Valarian raises $50 million to help governments and enterprises escape America’s cloud grip
Valarian, a London-based startup founded by a former Palantir executive, has secured $50 million in funding to develop a software intermediary layer designed to reduce governmental and enterprise reliance on American cloud infrastructure providers. The company's positioning reflects broader geopolitical concerns about data sovereignty and vendor lock-in, particularly among EU and allied governments seeking technological independence from dominant U.S. platforms.

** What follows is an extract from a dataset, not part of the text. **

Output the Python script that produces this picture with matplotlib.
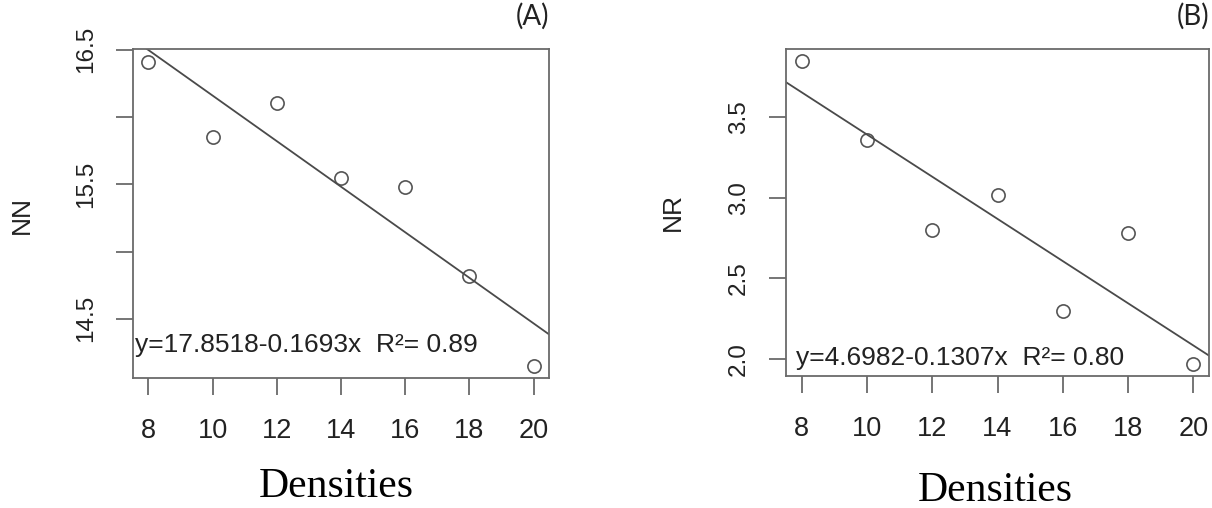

The funding signals investor confidence in the cloud-abstraction thesis—the idea that a middleware solution can insulate customers from proprietary ecosystems while maintaining compatibility. This approach mirrors earlier enterprise trends toward multi-cloud and hybrid architectures, though Valarian's explicit focus on de-Americanization adds regulatory tailwinds in Europe and other regions with data localization mandates.
Microsoft, AWS, and Google Cloud remain structurally unaffected by a single startup, though the trend toward intermediation infrastructure could incrementally pressure premium pricing for hyperscalers if adoption scales. The competitive dynamic remains asymmetrical: massive installed bases and switching costs favor incumbents, but fragmentation incentives may accelerate investment in interoperability standards.
Sector implication: This development reinforces a longer-term shift toward cloud infrastructure commoditization and regulatory-driven market segmentation, rather than representing a near-term threat to market leaders. The news reflects structural demand for sovereignty-compliant computing rather than fundamental weakness in U.S. technology dominance.